Flynn’s eyes narrowed. “How can they listen to the intercepts? How can they do that? Imagine that you’re listening to . . .” He trailed off, shaking his head. A career intelligence officer, he seemed preoccupied by the idea that such a recording was in circulation. (In fact, the recording itself wasn’t shared as widely as a report summarizing the contents.) Flynn, who had been characteristically voluble to that point, suddenly became monosyllabic. “No.” “Never?” DeYoung asked. “No.” “Was there any signaling to the ambassador that if they would wait in terms of their response . . .”

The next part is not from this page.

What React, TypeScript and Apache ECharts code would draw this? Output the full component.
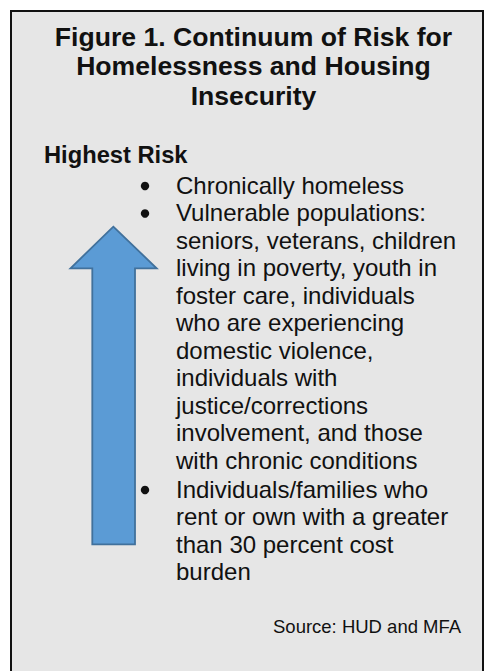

The next day The Post called Anton and informed him the paper was planning to publish an article on Flynn’s conversations with the ambassador, despite his denials. By that point, the ground had already shifted for Flynn inside the White House. After Flynn’s interview with DeYoung, word spread that a Post story was coming. Priebus, McGahn, and Eisenberg gathered with Flynn and pressed him on his conversations with Kislyak. They told him what DeYoung has also said — that there were transcripts. Flynn was cornered and his story crumbled. Now he “either was not sure whether he discussed sanctions or did not remember doing so,” according to a timeline that McGahn put together.
Anton called the Post to say that Flynn now wanted to withdraw his denials to DeYoung and replace them with a statement saying that “while he had no recollection of discussing sanctions, he couldn’t be certain that the topic never came up.”